Estratégia que também foi adotada por Muamar Kadafi, ex-presidente líbio, para recolocar-se dentro das discussões europeias. De acordo com a professora, a própria queda do regime em 2011 justifica as atuais negociações com a Turquia, pois a situação de instabilidade da Líbia não permite mais que o país sirva aos interesses das políticas migratórias europeias.
Falha
“A origem da crise dos refugiados vem de uma política europeia incapaz de realizar reformas”, disse Virginie. Para a professora, a UE falhou em propor soluções à crise humanitária porque nunca questionou os acordos de Schengen, que propõem, de um lado, a livre circulação dentro do espaço europeu, e, de outro, o fortalecimento dos controles nas fronteiras. “Uma maneira de desencorajar a imigração”, explica.
Virginie destaca que muito dinheiro está sendo investido em projetos de grandes empresas no fortalecimento de segurança eletrônica nas fronteiras, em detrimento, por exemplo, de financiamento a pesquisas que poderiam encontrar soluções para o aspecto humanitário da crise. “Soluções para a crise são pensadas na bela aldeia de Schengen (em Luxemburgo), onde só se bebe bom vinho”, ironizou.
Segundo Catherine, o problema também tem origem na falta de um acordo que satisfaça os 28 países da EU, o que impede a emergência de uma política comum. A pesquisadora relata que existe uma fratura entre países do leste Europeu e o resto, devido a “um problema de identidade”.
“Existe, nesses países, um aumento significativo dos movimentos da extrema direita que instrumentalizam a crise migratória. Isso é associado a uma crise de identidade desde a origem dessas nações, herdeiras de grandes impérios”, explica, citando o exemplo da Hungria que passou a fechar as fronteiras quando, paralelamente, Alemanha anunciou, em setembro de 2015, que prometia acolher mais de 800 mil pessoas.
“O que falta aqui, é uma vontade política de resolver a crise, pois teríamos, pelo menos na França, como acolher dignamente os migrantes”, disse. O problema é que desde o inicio das reflexões da EU sobre as migrações, os membros queriam apenas dar enfoque à discussão de chegadas ao território, o que não teve a eficácia esperada.

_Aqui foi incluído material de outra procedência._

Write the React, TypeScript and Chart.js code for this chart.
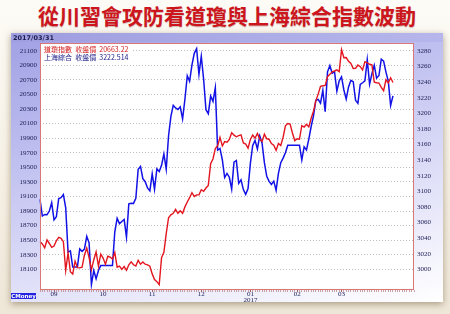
import { useEffect, useRef } from 'react';
import { Chart, registerables } from 'chart.js';

Chart.register(...registerables);

const titleText = '從川習會攻防看道瓊與上海綜合指數波動';
const headerDate = '2017/03/31';

const tradeDates = [
  '2016-08-24', '2016-08-25', '2016-08-26', '2016-08-29', '2016-08-30', '2016-08-31',
  '2016-09-01', '2016-09-02', '2016-09-06', '2016-09-07', '2016-09-08', '2016-09-09',
  '2016-09-12', '2016-09-13', '2016-09-14', '2016-09-15', '2016-09-16',
  '2016-09-19', '2016-09-20', '2016-09-21', '2016-09-22', '2016-09-23',
  '2016-09-26', '2016-09-27', '2016-09-28', '2016-09-29', '2016-09-30',
  '2016-10-03', '2016-10-04', '2016-10-05', '2016-10-06', '2016-10-07',
  '2016-10-10', '2016-10-11', '2016-10-12', '2016-10-13', '2016-10-14',
  '2016-10-17', '2016-10-18', '2016-10-19', '2016-10-20', '2016-10-21',
  '2016-10-24', '2016-10-25', '2016-10-26', '2016-10-27', '2016-10-28', '2016-10-31',
  '2016-11-01', '2016-11-02', '2016-11-03', '2016-11-04',
  '2016-11-07', '2016-11-08', '2016-11-09', '2016-11-10', '2016-11-11',
  '2016-11-14', '2016-11-15', '2016-11-16', '2016-11-17', '2016-11-18',
  '2016-11-21', '2016-11-22', '2016-11-23', '2016-11-25',
  '2016-11-28', '2016-11-29', '2016-11-30',
  '2016-12-01', '2016-12-02', '2016-12-05', '2016-12-06', '2016-12-07', '2016-12-08', '2016-12-09',
  '2016-12-12', '2016-12-13', '2016-12-14', '2016-12-15', '2016-12-16',
  '2016-12-19', '2016-12-20', '2016-12-21', '2016-12-22', '2016-12-23',
  '2016-12-27', '2016-12-28', '2016-12-29', '2016-12-30',
  '2017-01-03', '2017-01-04', '2017-01-05', '2017-01-06',
  '2017-01-09', '2017-01-10', '2017-01-11', '2017-01-12', '2017-01-13',
  '2017-01-17', '2017-01-18', '2017-01-19', '2017-01-20',
  '2017-01-23', '2017-01-24', '2017-01-25', '2017-01-26', '2017-01-27',
  '2017-01-30', '2017-01-31', '2017-02-01', '2017-02-02', '2017-02-03',
  '2017-02-06', '2017-02-07', '2017-02-08', '2017-02-09', '2017-02-10',
  '2017-02-13', '2017-02-14', '2017-02-15', '2017-02-16', '2017-02-17',
  '2017-02-21', '2017-02-22', '2017-02-23', '2017-02-24',
  '2017-02-27', '2017-02-28', '2017-03-01', '2017-03-02', '2017-03-03',
  '2017-03-06', '2017-03-07', '2017-03-08', '2017-03-09', '2017-03-10',
  '2017-03-13', '2017-03-14', '2017-03-15', '2017-03-16', '2017-03-17',
  '2017-03-20', '2017-03-21', '2017-03-22', '2017-03-23', '2017-03-24',
  '2017-03-27', '2017-03-28', '2017-03-29', '2017-03-30', '2017-03-31',
];

// 道瓊指數 收盤價
const djiClose = [
  18481.48, 18448.41, 18395.40, 18502.99, 18454.30, 18400.88,
  18419.30, 18491.96, 18538.12, 18526.14, 18479.91, 18085.45,
  18325.07, 18066.75, 18034.77, 18212.48, 18123.80,
  18120.17, 18129.96, 18293.70, 18392.46, 18261.45,
  18094.83, 18228.30, 18339.24, 18143.45, 18308.15,
  18253.85, 18168.45, 18281.03, 18268.50, 18240.49,
  18329.04, 18128.66, 18144.20, 18098.94, 18138.38,
  18086.40, 18161.94, 18202.62, 18162.35, 18145.71,
  18223.03, 18169.27, 18199.33, 18169.68, 18161.19, 18142.42,
  18037.10, 17959.64, 17930.67, 17888.28,
  18259.60, 18332.43, 18589.69, 18807.88, 18847.66,
  18868.69, 18923.06, 18868.14, 18903.82, 18867.93,
  18956.69, 19023.87, 19083.18, 19152.14,
  19097.90, 19121.60, 19123.58,
  19191.93, 19170.42, 19216.24, 19251.78, 19549.62, 19614.81, 19756.85,
  19796.43, 19911.21, 19792.53, 19852.24, 19843.41,
  19883.06, 19974.62, 19941.96, 19918.88, 19933.81,
  19945.04, 19833.68, 19819.78, 19762.60,
  19881.76, 19942.16, 19899.29, 19963.80,
  19887.38, 19855.53, 19954.28, 19891.00, 19885.73,
  19826.77, 19804.72, 19732.40, 19827.25,
  19799.85, 19912.71, 20068.51, 20100.91, 20093.78,
  19971.13, 19864.09, 19890.94, 19884.91, 20071.46,
  20052.42, 20090.29, 20054.34, 20172.40, 20269.37,
  20412.16, 20504.41, 20611.86, 20619.77, 20624.05,
  20743.00, 20775.60, 20810.32, 20821.76,
  20837.44, 20812.24, 21115.55, 21002.97, 21005.71,
  20954.34, 20924.76, 20855.73, 20858.19, 20902.98,
  20881.48, 20837.37, 20950.10, 20934.55, 20914.62,
  20905.86, 20668.01, 20661.30, 20656.58, 20596.72,
  20550.98, 20701.50, 20659.32, 20728.49, 20663.22,
];

// 上海綜合 收盤價
const sseClose = [
  3089.71, 3068.33, 3070.31, 3070.03, 3074.68, 3085.49,
  3063.31, 3067.35, 3090.71, 3091.93, 3095.95, 3078.85,
  3021.98, 3023.51, 3002.85, 3002.85, 3002.85,
  3026.05, 3023.00, 3025.87, 3042.31, 3033.90,
  2980.43, 2998.48, 2987.86, 2998.49, 3004.70,
  3004.70, 3004.70, 3004.70, 3004.70, 3004.70,
  3048.14, 3065.25, 3058.50, 3061.35, 3063.81,
  3041.17, 3083.88, 3084.72, 3084.46, 3090.94,
  3128.25, 3131.94, 3116.31, 3112.35, 3104.27, 3100.49,
  3122.41, 3102.71, 3128.94, 3125.32,
  3133.33, 3147.89, 3128.37, 3171.28, 3196.04,
  3210.37, 3206.99, 3205.06, 3208.45, 3192.86,
  3218.15, 3248.35, 3241.14, 3261.94,
  3277.00, 3282.92, 3250.03,
  3273.31, 3243.84, 3204.71, 3199.65, 3222.24, 3215.37, 3232.88,
  3152.97, 3155.04, 3140.53, 3117.68, 3122.98,
  3118.08, 3102.88, 3137.43, 3139.56, 3110.15,
  3114.66, 3102.24, 3096.10, 3103.64,
  3135.92, 3158.79, 3165.41, 3154.32,
  3171.24, 3161.67, 3136.75, 3119.29, 3112.76,
  3108.77, 3113.01, 3101.30, 3123.14,
  3136.77, 3142.55, 3149.55, 3159.17, 3159.17,
  3159.17, 3159.17, 3159.17, 3159.17, 3140.17,
  3156.98, 3153.09, 3166.98, 3183.18, 3196.70,
  3216.84, 3217.93, 3212.99, 3229.62, 3202.08,
  3253.33, 3261.22, 3251.38, 3253.43,
  3228.66, 3241.73, 3246.84, 3230.03, 3218.31,
  3233.87, 3242.41, 3240.66, 3216.75, 3212.76,
  3237.02, 3239.33, 3241.76, 3268.94, 3237.45,
  3250.81, 3261.61, 3245.22, 3248.55, 3269.45,
  3266.96, 3252.95, 3241.31, 3210.24, 3222.51,
];

const emptyTrailingDays = 9;

const monthTickDates = ['2016-09-01', '2016-10-03', '2016-11-01', '2016-12-01', '2017-01-03', '2017-02-01', '2017-03-01'];
const monthTickLabels: (string | string[])[] = ['09', '10', '11', '12', ['01', '2017'], '02', '03'];

const djiTicks = [18100, 18300, 18500, 18700, 18900, 19100, 19300, 19500, 19700, 19900, 20100, 20300, 20500, 20700, 20900, 21100];
const sseTicks = [3000, 3020, 3040, 3060, 3080, 3100, 3120, 3140, 3160, 3180, 3200, 3220, 3240, 3260, 3280];
const djiRange = [17816, 21206];
const sseRange = [2973.4, 3290.3];

const legendLines = ['道瓊指數  收盤價  20663.22', '上海綜合  收盤價  3222.514'];

const RED = '#e3161f';
const BLUE = '#1212e6';

export default function App() {
  const ref = useRef<HTMLCanvasElement>(null);

  useEffect(() => {
    document.body.style.margin = '0';
    const labels = [...tradeDates, ...Array.from({ length: emptyTrailingDays }, (_, i) => `pad${i}`)];

    const framePlugin = {
      id: 'frame',
      beforeDraw(chart: any) {
        const { ctx, chartArea } = chart;
        const { left, top, right, bottom } = chartArea;
        ctx.save();
        ctx.fillStyle = '#ffffff';
        ctx.fillRect(left, top, right - left, bottom - top);
        ctx.restore();
      },
      afterDraw(chart: any) {
        const { ctx, chartArea } = chart;
        const { left, top, right, bottom } = chartArea;
        ctx.save();
        ctx.fillStyle = '#ffffff';
        ctx.fillRect(left + 1, top + 1, 90, 19);
        ctx.font = '7px "Noto Sans CJK TC"';
        ctx.textBaseline = 'middle';
        ctx.textAlign = 'left';
        ctx.fillStyle = '#d42020';
        ctx.fillText(legendLines[0], left + 4, top + 6.5);
        ctx.fillStyle = '#20208a';
        ctx.fillText(legendLines[1], left + 4, top + 14);
        ctx.strokeStyle = '#d97777';
        ctx.lineWidth = 1;
        ctx.strokeRect(left + 0.5, top + 0.5, right - left - 1, bottom - top - 1);
        ctx.restore();
      },
    };

    const tickFont = { family: '"Liberation Serif", serif', size: 7 };

    const chart = new Chart(ref.current as HTMLCanvasElement, {
      type: 'line',
      data: {
        labels,
        datasets: [
          {
            label: '道瓊指數',
            data: djiClose,
            yAxisID: 'yL',
            borderColor: RED,
            backgroundColor: RED,
            borderWidth: 1.4,
            pointRadius: 0,
            tension: 0,
          },
          {
            label: '上海綜合',
            data: sseClose,
            yAxisID: 'yR',
            borderColor: BLUE,
            backgroundColor: BLUE,
            borderWidth: 1.5,
            pointRadius: 0,
            tension: 0,
          },
        ],
      },
      options: {
        responsive: false,
        animation: false,
        devicePixelRatio: 1,
        layout: { padding: { top: 43, left: 0, right: 0, bottom: 0 } },
        plugins: { legend: { display: false }, tooltip: { enabled: false } },
        scales: {
          x: {
            type: 'category',
            offset: false,
            border: { display: false },
            grid: {
              drawOnChartArea: false,
              drawTicks: true,
              tickLength: 2,
              lineWidth: 1,
              color: (c: any) => {
                const d = labels[c.index];
                return monthTickDates.includes(d) ? '#a06060' : 'rgba(190,130,130,0.75)';
              },
            },
            ticks: {
              autoSkip: false,
              maxRotation: 0,
              minRotation: 0,
              padding: -1,
              color: '#22225a',
              font: { ...tickFont, lineHeight: 0.85 },
              callback: (_v: any, i: number) => {
                const k = monthTickDates.indexOf(labels[i]);
                return k >= 0 ? monthTickLabels[k] : '';
              },
            },
            afterFit: (s: any) => {
              s.height = 24;
            },
          },
          yL: {
            type: 'linear',
            position: 'left',
            min: djiRange[0],
            max: djiRange[1],
            afterBuildTicks: (s: any) => {
              s.ticks = djiTicks.map((v) => ({ value: v }));
            },
            afterFit: (s: any) => {
              s.width = 40;
            },
            border: { display: false, dash: [1, 2] },
            grid: { drawTicks: false, color: '#bdbdbd', lineWidth: 1 },
            ticks: {
              padding: 3,
              color: '#22225a',
              font: tickFont,
              callback: (v: any) => String(v),
            },
          },
          yR: {
            type: 'linear',
            position: 'right',
            min: sseRange[0],
            max: sseRange[1],
            afterBuildTicks: (s: any) => {
              s.ticks = sseTicks.map((v) => ({ value: v }));
            },
            afterFit: (s: any) => {
              s.width = 36;
            },
            border: { display: false },
            grid: { display: false, drawTicks: false },
            ticks: {
              padding: 3,
              color: '#22225a',
              font: tickFont,
              callback: (v: any) => String(v),
            },
          },
        },
      },
      plugins: [framePlugin],
    } as any);

    return () => chart.destroy();
  }, []);

  return (
    <div
      style={{
        position: 'fixed',
        left: 0,
        top: 0,
        width: 450,
        height: 314,
        overflow: 'hidden',
        background: 'linear-gradient(to bottom, #fdfbf6 0%, #f6f0e4 60%, #efe7d8 100%)',
      }}
    >
      <div
        style={{
          position: 'absolute',
          left: 0,
          top: 4,
          width: 454,
          textAlign: 'center',
          fontFamily: '"Noto Sans CJK TC", sans-serif',
          fontWeight: 700,
          fontSize: 21,
          lineHeight: '23px',
          color: '#cc151c',
          textShadow: '0 1px 1px rgba(90,0,0,0.25)',
          whiteSpace: 'nowrap',
        }}
      >
        {titleText}
      </div>
      <div
        style={{
          position: 'absolute',
          left: 11,
          top: 33,
          width: 432,
          height: 269,
          background: 'linear-gradient(165deg, #a0a0e4 0%, #bcbcef 30%, #dedef8 65%, #ffffff 100%)',
          boxShadow: '0 2px 7px rgba(95,75,40,0.5)',
        }}
      >
        <div
          style={{
            position: 'absolute',
            left: 0,
            top: 0,
            width: 432,
            height: 9,
            background: 'linear-gradient(to right, #9e9ee0, #b6b6ec)',
          }}
        />
      </div>
      <canvas
        ref={ref}
        width={450}
        height={314}
        style={{ position: 'absolute', left: 0, top: 0, width: 450, height: 314 }}
      />
      <div
        style={{
          position: 'absolute',
          left: 13,
          top: 34,
          fontFamily: '"DejaVu Sans", sans-serif',
          fontWeight: 700,
          fontSize: 6.5,
          lineHeight: '8px',
          color: '#1c1c4e',
        }}
      >
        {headerDate}
      </div>
      <div
        style={{
          position: 'absolute',
          left: 11,
          top: 293,
          width: 25,
          height: 6,
          background: '#2424e0',
          color: '#ffffff',
          fontFamily: '"DejaVu Sans", sans-serif',
          fontSize: 5.5,
          lineHeight: '6px',
          textAlign: 'center',
          fontWeight: 700,
        }}
      >
        CMoney
      </div>
    </div>
  );
}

O velho continente alega que foi surpreendido pela crise dos fluxos migratórios, mas Virginie insiste sobre o fato de que esses eventos eram previsíveis e destaca dois motivos para ilustrar o próprio argumento. Em primeiro lugar, o aumento das migrações do Oriente Próximo, desde a intensificação dos conflitos na região em 2011. Segundo, porque houve em 2014 uma queda do dinheiro fornecido pelo Programa Alimentar Mundial aos campos de refugiados.
Brasil
A situação europeia não está tão distante da crise que o Brasil vive, mesmo que não seja chamada de crise humanitária. Guilherme Otero, da Coordenação de Políticas para Migrantes da Prefeitura de São Paulo, disse que “o Brasil está lidando com fluxos migratórios novos, utilizando ferramentas completamente ultrapassadas”.
Otero usa como exemplo a imigração dos haitianos que, como na Europa, seria um fenômeno previsível. “O governo tinha consciência de que, a partir do momento que o Brasil liderasse a missão de paz da ONU no Haiti, desencadearia um fluxo migratório dos haitianos para cá”, explica.

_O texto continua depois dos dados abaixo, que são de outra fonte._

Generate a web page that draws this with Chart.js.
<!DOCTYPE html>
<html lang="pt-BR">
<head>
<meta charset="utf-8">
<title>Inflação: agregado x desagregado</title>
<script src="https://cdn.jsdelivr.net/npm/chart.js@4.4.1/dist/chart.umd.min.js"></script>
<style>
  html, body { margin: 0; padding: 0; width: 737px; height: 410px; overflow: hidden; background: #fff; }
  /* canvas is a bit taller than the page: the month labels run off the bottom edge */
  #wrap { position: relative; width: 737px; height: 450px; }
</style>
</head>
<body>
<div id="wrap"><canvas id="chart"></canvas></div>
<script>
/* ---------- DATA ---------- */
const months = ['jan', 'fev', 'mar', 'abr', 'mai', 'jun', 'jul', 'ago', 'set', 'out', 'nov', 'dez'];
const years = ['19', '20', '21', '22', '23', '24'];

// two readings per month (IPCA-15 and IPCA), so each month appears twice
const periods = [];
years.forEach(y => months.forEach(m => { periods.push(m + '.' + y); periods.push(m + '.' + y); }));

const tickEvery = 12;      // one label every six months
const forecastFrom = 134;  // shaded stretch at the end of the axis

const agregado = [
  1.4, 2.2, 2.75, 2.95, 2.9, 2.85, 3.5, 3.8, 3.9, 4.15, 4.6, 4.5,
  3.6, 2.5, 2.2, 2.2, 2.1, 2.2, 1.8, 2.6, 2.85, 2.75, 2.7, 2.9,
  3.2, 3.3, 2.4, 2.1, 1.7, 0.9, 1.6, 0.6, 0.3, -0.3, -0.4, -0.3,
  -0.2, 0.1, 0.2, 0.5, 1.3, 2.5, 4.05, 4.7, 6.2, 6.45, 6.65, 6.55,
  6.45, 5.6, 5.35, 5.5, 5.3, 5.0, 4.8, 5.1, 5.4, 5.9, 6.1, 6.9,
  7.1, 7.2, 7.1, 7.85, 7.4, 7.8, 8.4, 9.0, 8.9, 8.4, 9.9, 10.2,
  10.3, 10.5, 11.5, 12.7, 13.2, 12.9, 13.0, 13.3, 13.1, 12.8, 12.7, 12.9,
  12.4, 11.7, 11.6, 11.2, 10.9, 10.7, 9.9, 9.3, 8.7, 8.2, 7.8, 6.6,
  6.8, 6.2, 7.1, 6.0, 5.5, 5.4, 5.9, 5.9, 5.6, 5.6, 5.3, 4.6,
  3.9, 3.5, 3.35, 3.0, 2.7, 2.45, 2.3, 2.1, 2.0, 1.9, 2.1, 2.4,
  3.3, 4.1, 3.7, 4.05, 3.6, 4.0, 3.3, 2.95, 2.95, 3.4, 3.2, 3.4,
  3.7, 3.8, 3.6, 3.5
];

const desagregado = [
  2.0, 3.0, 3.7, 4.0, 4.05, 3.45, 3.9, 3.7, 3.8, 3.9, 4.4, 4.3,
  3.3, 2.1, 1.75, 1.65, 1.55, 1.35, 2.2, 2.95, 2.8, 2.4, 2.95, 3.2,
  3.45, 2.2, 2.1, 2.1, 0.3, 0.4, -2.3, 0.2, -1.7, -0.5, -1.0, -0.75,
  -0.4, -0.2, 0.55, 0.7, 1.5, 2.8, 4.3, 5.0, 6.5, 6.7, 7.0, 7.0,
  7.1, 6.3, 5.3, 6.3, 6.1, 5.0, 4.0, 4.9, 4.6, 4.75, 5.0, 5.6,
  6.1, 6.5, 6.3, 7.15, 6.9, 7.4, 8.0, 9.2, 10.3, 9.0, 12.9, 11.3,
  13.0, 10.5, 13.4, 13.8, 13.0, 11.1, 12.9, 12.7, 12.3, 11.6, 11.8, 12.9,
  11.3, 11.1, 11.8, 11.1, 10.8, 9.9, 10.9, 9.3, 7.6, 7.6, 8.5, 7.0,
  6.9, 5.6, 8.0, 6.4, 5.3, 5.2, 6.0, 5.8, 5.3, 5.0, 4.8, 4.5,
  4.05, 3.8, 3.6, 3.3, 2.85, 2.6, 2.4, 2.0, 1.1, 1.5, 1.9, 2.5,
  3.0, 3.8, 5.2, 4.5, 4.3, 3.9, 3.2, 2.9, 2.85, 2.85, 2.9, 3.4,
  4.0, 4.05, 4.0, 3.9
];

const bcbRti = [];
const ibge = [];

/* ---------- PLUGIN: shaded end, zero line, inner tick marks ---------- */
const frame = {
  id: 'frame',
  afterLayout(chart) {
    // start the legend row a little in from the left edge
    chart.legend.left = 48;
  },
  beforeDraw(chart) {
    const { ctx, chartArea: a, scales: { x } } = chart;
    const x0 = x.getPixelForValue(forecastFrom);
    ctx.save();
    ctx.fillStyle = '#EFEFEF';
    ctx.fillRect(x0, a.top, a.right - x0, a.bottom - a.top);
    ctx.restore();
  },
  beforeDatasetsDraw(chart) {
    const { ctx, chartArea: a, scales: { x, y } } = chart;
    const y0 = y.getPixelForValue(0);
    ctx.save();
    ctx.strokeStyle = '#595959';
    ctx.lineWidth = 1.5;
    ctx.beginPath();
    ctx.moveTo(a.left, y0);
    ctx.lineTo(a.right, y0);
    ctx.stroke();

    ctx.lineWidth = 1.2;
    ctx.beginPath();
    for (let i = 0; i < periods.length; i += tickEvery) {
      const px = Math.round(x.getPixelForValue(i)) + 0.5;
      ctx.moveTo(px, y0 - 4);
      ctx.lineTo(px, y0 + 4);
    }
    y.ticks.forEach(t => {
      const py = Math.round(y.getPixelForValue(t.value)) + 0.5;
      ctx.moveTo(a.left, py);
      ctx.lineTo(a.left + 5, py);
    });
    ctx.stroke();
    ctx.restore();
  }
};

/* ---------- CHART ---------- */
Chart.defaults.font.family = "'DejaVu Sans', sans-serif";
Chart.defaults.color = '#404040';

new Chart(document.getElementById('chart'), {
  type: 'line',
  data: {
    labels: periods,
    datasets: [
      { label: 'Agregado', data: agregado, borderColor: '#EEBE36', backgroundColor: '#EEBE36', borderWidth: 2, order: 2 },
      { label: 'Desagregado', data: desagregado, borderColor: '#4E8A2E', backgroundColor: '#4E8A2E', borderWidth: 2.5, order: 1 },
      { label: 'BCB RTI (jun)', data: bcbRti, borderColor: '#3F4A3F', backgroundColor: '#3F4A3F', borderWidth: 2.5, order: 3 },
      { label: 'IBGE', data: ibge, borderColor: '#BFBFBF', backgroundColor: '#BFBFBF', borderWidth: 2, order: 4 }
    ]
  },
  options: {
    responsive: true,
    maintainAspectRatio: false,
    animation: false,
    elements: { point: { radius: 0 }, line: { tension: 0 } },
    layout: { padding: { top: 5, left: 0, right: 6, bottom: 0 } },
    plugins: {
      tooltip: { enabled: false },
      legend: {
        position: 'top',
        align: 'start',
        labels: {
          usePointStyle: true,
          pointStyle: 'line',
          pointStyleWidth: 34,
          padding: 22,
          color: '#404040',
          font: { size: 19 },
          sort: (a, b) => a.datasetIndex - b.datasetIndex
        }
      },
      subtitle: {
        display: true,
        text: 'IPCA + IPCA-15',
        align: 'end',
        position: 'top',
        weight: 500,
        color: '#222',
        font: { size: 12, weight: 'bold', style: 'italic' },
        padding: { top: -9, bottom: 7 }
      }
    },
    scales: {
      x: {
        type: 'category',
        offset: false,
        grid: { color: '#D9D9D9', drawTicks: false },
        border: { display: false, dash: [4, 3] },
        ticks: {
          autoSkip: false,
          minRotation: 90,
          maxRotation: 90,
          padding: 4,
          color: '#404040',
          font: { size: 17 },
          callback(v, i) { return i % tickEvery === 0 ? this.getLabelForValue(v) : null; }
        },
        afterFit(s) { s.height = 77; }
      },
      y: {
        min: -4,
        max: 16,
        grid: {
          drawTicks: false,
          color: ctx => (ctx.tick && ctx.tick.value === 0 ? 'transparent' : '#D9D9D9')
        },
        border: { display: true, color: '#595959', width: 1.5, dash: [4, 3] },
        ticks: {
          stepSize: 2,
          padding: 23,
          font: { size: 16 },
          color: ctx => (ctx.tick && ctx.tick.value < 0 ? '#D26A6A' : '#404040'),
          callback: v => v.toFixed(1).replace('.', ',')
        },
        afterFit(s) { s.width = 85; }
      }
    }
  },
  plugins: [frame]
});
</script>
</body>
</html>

Ele ainda afirma que o Brasil tem duas opções: “Ou fortalece as fronteiras, como está sendo feito nos Estados Unidos e na União Europeia, ou o País tenta dar respostas que contemplem direitos aos migrantes e permite que eles contribuam para a sociedade cultura, política e economicamente”.
Segundo ele, a principal diretriz de política migratória brasileira foi durante muitos anos a “não política”, ou seja, a não realização de reformas.